Sherri Powell said more than a dozen ambulances were on scene and students were being loaded onto stretchers and fitted with neck braces.

"It was pretty much just chaos," she said. "Kind of just a scene out of a horror movie."

Parents were doing what they could to keep the children calm, she said.

One student, Jessica Davis, 12, of Alhambra, Ill., was airlifted to SSM Cardinal Glennon Children's Medical Center, where she was being treated for a broken femur, said spokesperson Ashley Wiehle. She is in fair condition and expected to undergo surgery.

Eight other students and the bus driver were transported to area hospitals by ambulance.

Becky Bishop, a spokeswoman at St. Francis Hospital in Litchfield, said seven children were treated at her hospital. She said two have been airlifted to Children's Hospital in St. Louis, two were discharged, and three are still at the hospital in stable condition.

Bishop said teachers and parents are currently with the injured children.

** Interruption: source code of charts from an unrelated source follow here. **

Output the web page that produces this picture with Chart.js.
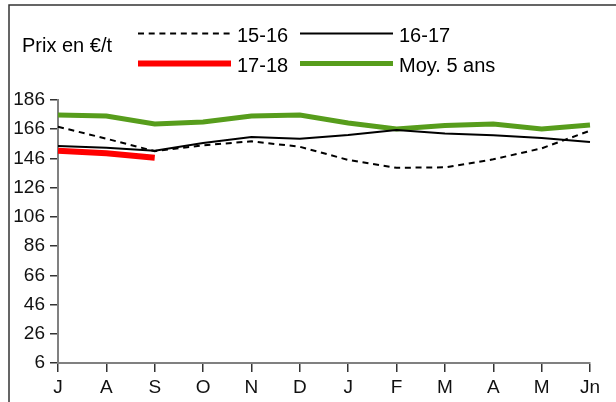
<!doctype html>
<html lang="fr">
<head>
<meta charset="UTF-8">
<title>Prix en €/t</title>
<script src="https://cdn.jsdelivr.net/npm/chart.js@4/dist/chart.umd.min.js"></script>
<style>
  html, body { margin:0; padding:0; background:#fff; }
  #wrap { width:616px; height:402px; }
</style>
</head>
<body>
<div id="wrap"><canvas id="prix-chart" width="616" height="402"></canvas></div>
<script>
// data (€/t)
const months = ['J','A','S','O','N','D','J','F','M','A','M','Jn'];
const s1516 = [167.7, 159.5, 151.0, 155.0, 157.7, 154.0, 145.0, 139.6, 139.9, 145.4, 152.9, 165.0];
const s1617 = [154.5, 153.4, 151.3, 156.6, 160.7, 159.5, 162.0, 165.5, 163.0, 161.8, 160.0, 157.3];
const s1718 = [151.3, 149.5, 146.5];
const moy5  = [175.7, 175.0, 169.6, 171.0, 175.0, 175.7, 170.3, 166.2, 168.6, 169.6, 166.2, 168.9];
const yMin = 6, yMax = 186, yStep = 20;
const unitLabel = 'Prix en €/t';

const FONT = 'Liberation Sans, Arial, sans-serif';

// legend in two rows, like the original sheet
const legendBox = {
  id: 'legendBox',
  afterDraw(chart) {
    const ctx = chart.ctx;
    const ds = chart.data.datasets;
    ctx.save();
    // outer frame
    ctx.strokeStyle = '#333';
    ctx.lineWidth = 1.5;
    ctx.beginPath();
    ctx.moveTo(9, 420); ctx.lineTo(9, 5); ctx.lineTo(640, 5);
    ctx.stroke();

    ctx.font = '20px ' + FONT;
    ctx.fillStyle = '#000';
    ctx.textBaseline = 'alphabetic';
    ctx.fillText(unitLabel, 22, 51.5);

    // [line start, line y, text baseline]
    const slots = [[138, 33.5, 41.5], [300, 33.5, 41.5], [138, 63.5, 71.5], [300, 63.5, 71.5]];
    ds.forEach((d, k) => {
      const [x, y, base] = slots[k];
      ctx.strokeStyle = d.borderColor;
      ctx.lineWidth = d.borderWidth;
      ctx.setLineDash(d.borderDash || []);
      ctx.beginPath();
      ctx.moveTo(x, y); ctx.lineTo(x + 93, y);
      ctx.stroke();
      ctx.setLineDash([]);
      ctx.fillStyle = '#000';
      ctx.fillText(d.label, x + 99, base);
    });
    ctx.restore();
  }
};

new Chart(document.getElementById('prix-chart'), {
  type: 'line',
  data: {
    labels: months,
    datasets: [
      { label: '15-16', data: s1516, borderColor: '#000', borderWidth: 2, borderDash: [6, 4.7] },
      { label: '16-17', data: s1617, borderColor: '#000', borderWidth: 2 },
      { label: '17-18', data: s1718, borderColor: '#ff0000', borderWidth: 6 },
      { label: 'Moy. 5 ans', data: moy5, borderColor: '#579d1c', borderWidth: 5 }
    ]
  },
  options: {
    responsive: false,
    animation: false,
    elements: {
      point: { radius: 0 },
      line: { tension: 0, borderCapStyle: 'butt', fill: false }
    },
    layout: { padding: { top: 100, right: 26, left: 0, bottom: 0 } },
    plugins: {
      legend: { display: false },
      tooltip: { enabled: false }
    },
    scales: {
      x: {
        offset: false,
        grid: { drawOnChartArea: false, color: '#333', tickLength: 9, lineWidth: 1.5 },
        border: { color: '#808080', width: 2 },
        ticks: { color: '#111', font: { family: FONT, size: 19 }, padding: 4, maxRotation: 0, autoSkip: false },
        afterFit(scale) { scale.height = 39; }
      },
      y: {
        min: yMin, max: yMax,
        grid: { drawOnChartArea: false, color: '#333', tickLength: 8, lineWidth: 1.5 },
        border: { color: '#808080', width: 2 },
        ticks: { stepSize: yStep, color: '#111', font: { family: FONT, size: 19 }, padding: 5 },
        afterFit(scale) { scale.width = 58; }
      }
    }
  },
  plugins: [legendBox]
});
</script>
</body>
</html>
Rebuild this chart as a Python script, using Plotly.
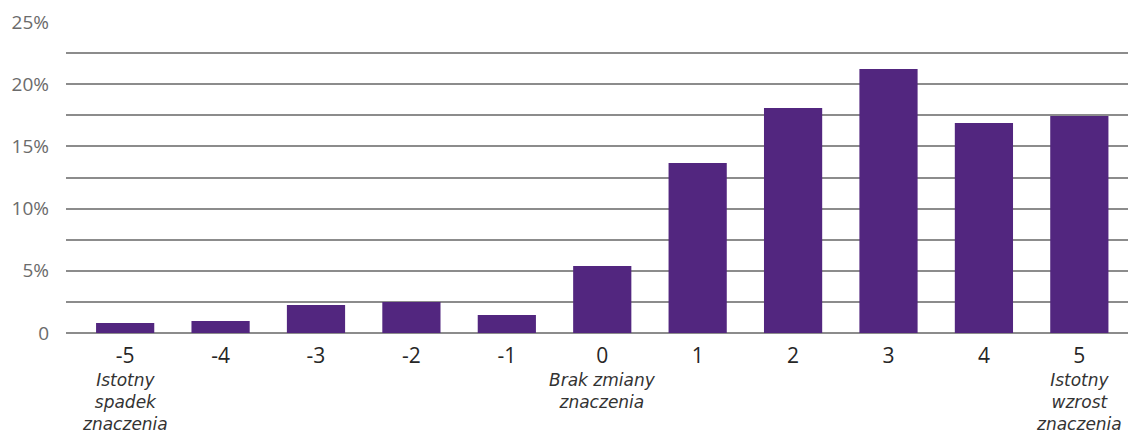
import plotly.graph_objects as go

# Ocena zmiany znaczenia: rozkład odpowiedzi w skali od -5 do 5
scores = [-5, -4, -3, -2, -1, 0, 1, 2, 3, 4, 5]
shares = [0.80, 0.96, 2.25, 2.49, 1.45, 5.39, 13.67, 18.09, 21.22, 16.88, 17.44]

y_tick_vals = [0, 5, 10, 15, 20, 25]
y_tick_text = ["0", "5%", "10%", "15%", "20%", "25%"]

scale_notes = {
    -5: "Istotny<br>spadek<br>znaczenia",
    0: "Brak zmiany<br>znaczenia",
    5: "Istotny<br>wzrost<br>znaczenia",
}

BAR_COLOR = "#52267f"
GRID_COLOR = "#8c8c8c"
FONT = "Open Sans"
NOTE_FONT = "DejaVu Sans"

fig = go.Figure(
    go.Bar(
        x=scores,
        y=shares,
        width=0.61,
        marker=dict(color=BAR_COLOR, line=dict(width=0)),
        hovertemplate="%{x}: %{y:.1f}%<extra></extra>",
    )
)

for score, note in scale_notes.items():
    fig.add_annotation(
        x=score,
        xref="x",
        y=-0.112,
        yref="paper",
        yanchor="top",
        text=note,
        showarrow=False,
        align="center",
        font=dict(family=NOTE_FONT, size=17, color="#333333", style="italic"),
    )

fig.update_layout(
    width=1128,
    height=439,
    margin=dict(l=66, r=0, t=22, b=106),
    paper_bgcolor="white",
    plot_bgcolor="white",
    showlegend=False,
    xaxis=dict(
        range=[-5.62, 5.51],
        tickvals=scores,
        ticktext=[str(s) for s in scores],
        tickfont=dict(family=FONT, size=21, color="#262626"),
        showgrid=False,
        zeroline=False,
        showline=False,
        ticks="",
        ticklabelstandoff=8,
    ),
    yaxis=dict(
        range=[0, 25],
        tickvals=y_tick_vals,
        ticktext=y_tick_text,
        tickfont=dict(family=FONT, size=19, color="#6b6b6b"),
        showgrid=True,
        gridcolor=GRID_COLOR,
        gridwidth=1.5,
        minor=dict(dtick=2.5, tick0=0, showgrid=True, gridcolor=GRID_COLOR, gridwidth=1.5),
        zeroline=True,
        zerolinecolor=GRID_COLOR,
        zerolinewidth=1.5,
        showline=False,
        ticks="",
        ticklabelstandoff=16,
    ),
)

fig.write_html("out.html")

"It was great how the school came together and got people treated and contacted right away," Bishop said.

She said the parents of the children declined to talk to news reporters.

The remainder of the victims were going to Hillsboro Area Hospital, police said. Uninjured students were transported back to the school.

Four other students were treated at St. Joseph's Hospital in Highland after their parents drove them there, said spokesman Randy Schorfheide. They were treated for minor injuries, mostly bumps and bruises, and then released, he said.

In addition to the bus driver, seven other adults were on the bus; they included two teachers and five chaperones, Superintendent Mike Sutton said. The bus did not have seat belts.

Robert Patrick of the Post-Dispatch contributed to this report.